Hazards of Extrapolating Returns

Mean Reversion: The “Iron Rule”

It is no secret that over the last three years, the US stock market has performed incredibly well despite headwinds from COVID-19.  An accommodative Federal Reserve, a low interest rate environment, and fiscal stimulus supported S&P 500 returns of 31.5% in 2019, 18.4% in 2020, and 28.7% in 2021 (dividends included).  The excellent performance of stocks over this period sometimes leads investors to forget that, historically, periods of high returns like this rarely persist for long. Instead, markets tend to gravitate toward a long-term average over time, a phenomenon known as “mean reversion.”  Jack Bogle, founder of The Vanguard Group, famously said, “reversion to the mean is the iron rule of financial markets.”[1]

To illustrate this concept, if you were to flip a coin five times, each flip could result in heads.  And yet we shouldn’t expect subsequent coin flips to result in heads each time. In fact, if you flip the coin an additional 1,000 times, the rate of heads occurrences should regress to 50%. Similarly, it’s certainly possible that stocks have an excellent return over certain periods, but such performance is unlikely to persist forever into the future and should regress to the long-term average.

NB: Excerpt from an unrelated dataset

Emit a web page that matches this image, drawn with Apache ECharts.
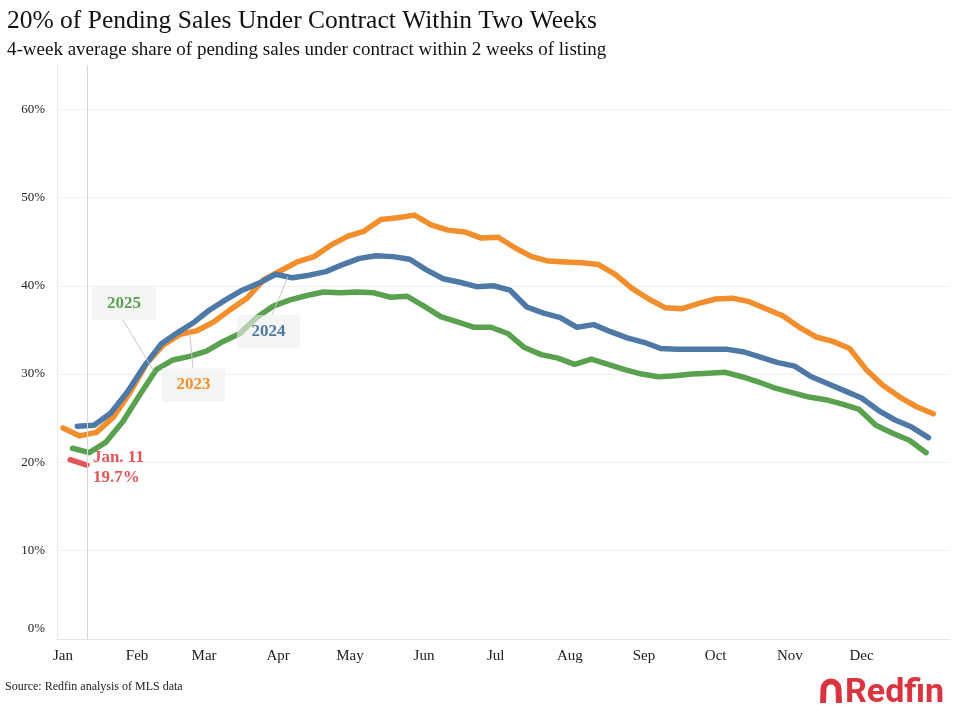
<!DOCTYPE html>
<html>
<head>
<meta charset="utf-8">
<script src="https://cdn.jsdelivr.net/npm/echarts@6/dist/echarts.min.js"></script>
<style>
html,body{margin:0;padding:0;background:#fff;}
#chart{width:955px;height:708px;}
</style>
</head>
<body>
<div id="chart"></div>
<script>
// ---- DATA (weekly, 4-week average share %, week ending Sundays) ----
const monthNames = ['Jan','Feb','Mar','Apr','May','Jun','Jul','Aug','Sep','Oct','Nov','Dec'];
const yTickLabels = ['0%','10%','20%','30%','40%','50%','60%'];

const start2023 = [2023, 0, 1];
const values2023 = [23.9,23.0,23.4,25.1,27.9,31.2,33.3,34.5,34.9,35.9,37.3,38.6,40.7,41.7,42.7,43.3,44.6,45.6,46.2,47.5,47.7,48.0,46.9,46.3,46.1,45.4,45.5,44.3,43.3,42.8,42.7,42.6,42.4,41.3,39.7,38.5,37.5,37.4,38.0,38.5,38.6,38.2,37.4,36.6,35.3,34.2,33.7,32.9,30.5,28.7,27.4,26.3,25.5];

const start2024 = [2024, 0, 7];
const values2024 = [24.1,24.2,25.6,28.0,30.9,33.4,34.7,35.9,37.2,38.4,39.5,40.3,41.3,40.9,41.2,41.6,42.4,43.1,43.4,43.3,43.0,41.8,40.8,40.4,39.9,40.0,39.5,37.6,36.9,36.4,35.3,35.6,34.8,34.1,33.6,32.9,32.8,32.8,32.8,32.8,32.5,31.9,31.3,30.9,29.7,28.9,28.1,27.3,25.9,24.8,24.0,22.8];

const start2025 = [2025, 0, 5];
const values2025 = [21.6,21.1,22.3,24.6,27.6,30.5,31.6,32.0,32.6,33.7,34.6,36.4,37.7,38.4,38.9,39.3,39.2,39.3,39.2,38.7,38.8,37.7,36.5,35.9,35.3,35.3,34.6,33.0,32.2,31.8,31.1,31.7,31.1,30.5,30.0,29.7,29.8,30.0,30.1,30.2,29.7,29.1,28.4,27.9,27.4,27.1,26.6,26.0,24.2,23.3,22.5,21.1];

const start2026 = [2026, 0, 4];
const values2026 = [20.3, 19.7];

const seriesNames = ['2023','2024','2025','2026'];
const seriesColors = ['#f28e2b','#4e79a7','#59a14f','#e15759'];

// ---- helpers ----
const REF_YEAR = 2023;
function weekly(start, values){
  return values.map((v,i)=>{
    const d = new Date(start[0], start[1], start[2] + 7*i);
    const r = new Date(REF_YEAR, d.getMonth(), d.getDate());
    return [r.getTime(), v];
  });
}
const DAY = 86400000;
const xMin = new Date(REF_YEAR-1, 11, 29, 12).getTime();
const xMax = new Date(REF_YEAR+1, 0, 7).getTime();
const jan11 = new Date(REF_YEAR, 0, 11).getTime();

const serif = '"Liberation Serif","Times New Roman",serif';

const chart = echarts.init(document.getElementById('chart'));

const data2023 = weekly(start2023, values2023);
const data2024 = weekly(start2024, values2024);
const data2025 = weekly(start2025, values2025);
const data2026 = weekly(start2026, values2026);

function lineSeries(name, data, color){
  return {
    name, type:'line', data, symbol:'none', smooth:false,
    lineStyle:{color, width:5.5, cap:'round', join:'round'},
    itemStyle:{color}, emphasis:{disabled:true}, animation:false
  };
}

const s0 = lineSeries(seriesNames[0], data2023, seriesColors[0]);
const s1 = lineSeries(seriesNames[1], data2024, seriesColors[1]);
const s2 = lineSeries(seriesNames[2], data2025, seriesColors[2]);
const s3 = lineSeries(seriesNames[3], data2026, seriesColors[3]);
s3.endLabel = {
  show:true, formatter:'Jan. 11\n' + values2026[values2026.length-1] + '%',
  color:seriesColors[3], fontFamily:serif, fontWeight:'bold', fontSize:17, lineHeight:20, distance:6, offset:[0,3]
};
s3.markLine = {
  silent:true, symbol:'none', label:{show:false},
  lineStyle:{color:'#d6d6d6', width:1, type:'solid'},
  data:[{xAxis: jan11}], animation:false
};
s3.z = 1;

const gridColors = ['#efefef','#efefef','#efefef','#efefef','#efefef','#efefef','#efefef','rgba(0,0,0,0)'];

chart.setOption({
  animation:false,
  backgroundColor:'#ffffff',
  title:[
    {text:'20% of Pending Sales Under Contract Within Two Weeks', left:2, top:3,
     textStyle:{fontFamily:serif, fontSize:25.5, fontWeight:'normal', color:'#111'}},
    {text:'4-week average share of pending sales under contract within 2 weeks of listing', left:2, top:36,
     textStyle:{fontFamily:serif, fontSize:19, fontWeight:'normal', color:'#111'}}
  ],
  grid:{left:57, right:5, top:65, bottom:69, containLabel:false},
  xAxis:{
    type:'time', min:xMin, max:xMax,
    minInterval:28*DAY, maxInterval:31*DAY,
    axisLine:{show:true, lineStyle:{color:'#e6e6e6'}},
    axisTick:{show:false},
    splitLine:{show:false},
    axisLabel:{
      fontFamily:serif, fontSize:15, color:'#222', margin:10,
      formatter:function(v){ const d=new Date(v); if(d.getFullYear()!==REF_YEAR||d.getDate()!==1) return ''; return monthNames[d.getMonth()]; }
    }
  },
  yAxis:{
    type:'value', min:0, max:65, interval:10,
    axisLine:{show:true, lineStyle:{color:'#ececec'}},
    axisTick:{show:false},
    splitLine:{show:true, lineStyle:{color:gridColors, width:1}},
    axisLabel:{
      fontFamily:serif, fontSize:13, color:'#222', margin:12, showMaxLabel:false,
      formatter:function(v){ const i=Math.round(v/10); if(v%10!==0) return ''; if(i===0) return '{zero|'+yTickLabels[0]+'}'; return yTickLabels[i]||''; },
      rich:{zero:{fontFamily:serif, fontSize:13, color:'#222', padding:[0,0,20,0]}}
    }
  },
  series:[s0,s1,s2,s3]
});

// ---- annotations anchored to data coordinates ----
function px(seriesIndex, t, v){ return chart.convertToPixel({seriesIndex}, [t, v]); }
const tags = [
  {text:'2025', color:seriesColors[2], box:[92,287,64,33], from:[123,320], anchor:px(2, new Date(REF_YEAR,1,8).getTime(), 30.3)},
  {text:'2023', color:seriesColors[0], box:[162,368,63,34], from:[193,368], anchor:px(0, new Date(REF_YEAR,1,23).getTime(), 34.6)},
  {text:'2024', color:seriesColors[1], box:[237,315,63,33], from:[272,315], anchor:px(1, new Date(REF_YEAR,3,5).getTime(), 41.0)}
];
const g = [];
tags.forEach(t=>{
  g.push({type:'rect', shape:{x:t.box[0], y:t.box[1], width:t.box[2], height:t.box[3]}, style:{fill:'rgba(238,238,238,0.6)'}, z:5});
  g.push({type:'line', shape:{x1:t.from[0], y1:t.from[1], x2:t.anchor[0], y2:t.anchor[1]}, style:{stroke:'#c8c8c8', lineWidth:1}, z:6});
  g.push({type:'text', x:t.box[0]+t.box[2]/2, y:t.box[1]+t.box[3]/2, style:{text:t.text, fill:t.color, font:'bold 17px '+serif, align:'center', verticalAlign:'middle'}, z:7});
});
g.push({type:'text', x:5, y:681, style:{text:'Source: Redfin analysis of MLS data', fill:'#222', font:'12px '+serif}, z:7});
// Redfin logo mark: arch with legs
g.push({type:'arc', shape:{cx:831, cy:689, r:7.5, startAngle:Math.PI, endAngle:Math.PI*2, clockwise:true}, style:{stroke:'#d9343f', lineWidth:6, fill:null, lineCap:'butt'}, z:7});
g.push({type:'polygon', shape:{points:[[820.5,689],[826.5,689],[826,703],[820,703]]}, style:{fill:'#d9343f'}, z:7});
g.push({type:'polygon', shape:{points:[[835.5,689],[841.5,689],[842,703],[836,703]]}, style:{fill:'#d9343f'}, z:7});
g.push({type:'text', x:845, y:676, style:{text:'Redfin', fill:'#d9343f', font:'bold 34px Roboto, "Liberation Sans", sans-serif'}, z:7});
chart.setOption({graphic:{elements:g}});
</script>
</body>
</html>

Meanwhile, as humans, we’re wired to expect shorter-term trends to extend further into the future. In behavioral finance terms, a “recency bias” is our inherent inclination to rely on recent events without fully recognizing or accepting the true likelihood of those events continuing. As a result, investors sometimes irrationally make decisions based on what’s happening in the moment in markets as opposed to what longer-term, historical trends might otherwise suggest.

And while a good conceptual example, coin flips have one major difference compared with stock market outcomes.  With flipping a fair coin, we already know that over enough trials, the long-term frequency of the outcomes should revert to 50/50.  In markets, however, there is no way to know that number. Markets are extremely complex, and over different periods, we can expect the same asset to perform very differently, sometimes over long time periods, because of market events like a recession.

Because of the tendency for many assets to mean revert, investors should avoid chasing performance and should instead maintain a diversified portfolio over the long term. By owning a mix of stocks, bonds, and alternative investments versus just one of those asset classes, investors can reduce these fluctuations and provide better risk-adjusted returns over time.  As we head into 2022 after several years of excellent stock performance and some potential market headwinds, it is important to keep this in mind and avoid some of the pitfalls of extrapolating past performance.

[1] Powell, Robin. “Francis Galton and the Iron Rule of Markets.” Evidence Investor, January 16, 2018. https://www.evidenceinvestor.com/francis-galton-iron-rule-markets/#:~:text=%E2%80%9CReversion%20to%20the%20mean%2C%E2%80%9D,than%20supposedly%20more%20sophisticated%20investors.


All investing is subject to risk, including the possible loss of money you invest. Fluctuations in financial markets could cause declines in the values of your account. There is no guarantee that any particular asset allocation will meet your objectives.

Past performance does not guarantee future results, which may vary. The indices are unmanaged and the figures for the Index reflect the investment of dividends, but do not include any deduction for fees, expenses or taxes.